Somado a precedentes como a atuação de tropas nas Olimpíadas do Rio de Janeiro, ano passado, e na Copa de 2014, o uso de soldados federais em presídios gera "um precedente perigoso", adverte Fernandes. "Vivemos um momento de enorme fragilidade constitucional. É preciso responsabilidade. Uma solução imediata, como essa, pode criar grandes dificuldades mais adiante, ainda mais em um país com histórico de regimes militares e de exceção."
Procurada pelo Jornal da Lei, a seccional gaúcha da Ordem dos Advogados do Brasil declarou que, por tratar-se de tema de alçada federal, aguardaria a posição do Conselho Federal da entidade antes de dar sua posição. Até o fechamento da matéria, a Ordem federal não havia se manifestado sobre a questão. 

Falta uma estratégia nacional, afirma advogado constitucionalista

Na leitura do advogado criminalista e constitucional Adib Abdouni, o uso das Forças Armadas em estabelecimentos prisionais tende a ser ineficaz, pela falta de um trabalho prévio de inteligência que guie as ações. "Como ir para a guerra sem estratégia?", questiona. Para ele, é preciso um esforço integrado das polícias para separar as facções e deixar os líderes incomunicáveis, o que seria o primeiro passo efetivo para pacificar as prisões.
O criminalista Fernando Fernandes concorda, e vai além. Para ele, é fundamental rever a forma como o Direito Penal vem sendo aplicado no País. "Hoje, temos 35% dos detentos em cautelar, um índice extremamente alto. Isso numa realidade onde apenas 14% estão presos por homicídio e 3% por latrocínio. Estamos lotando os presídios de pessoas que não deveriam estar presas, colocando-as ao lado de homicidas", critica. 

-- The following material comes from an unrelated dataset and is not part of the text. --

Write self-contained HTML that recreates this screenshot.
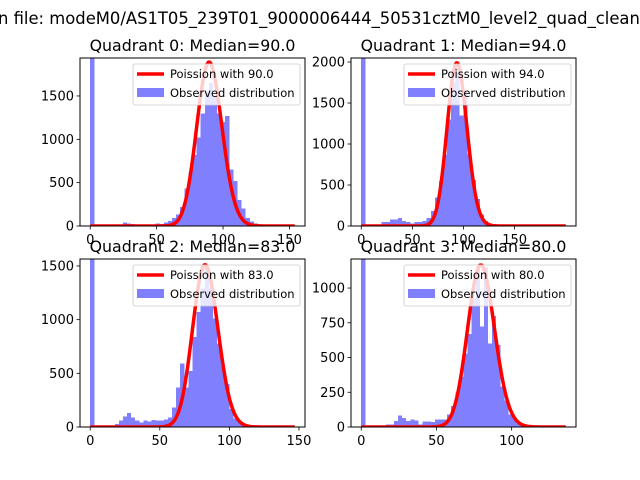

Uma situação que, de acordo com ele, passa também pela postura dos juízes. "O comportamento da magistratura, muitas vezes, remete ao pensamento do tempo das capitanias hereditárias", ataca. "É preciso que os juízes se submetam à lei, que parem de resistir às mudanças legislativas. Hoje, muitos, infelizmente, estão interpretando a lei e os direitos dos acusados da forma que bem entendem", lamenta Fernandes.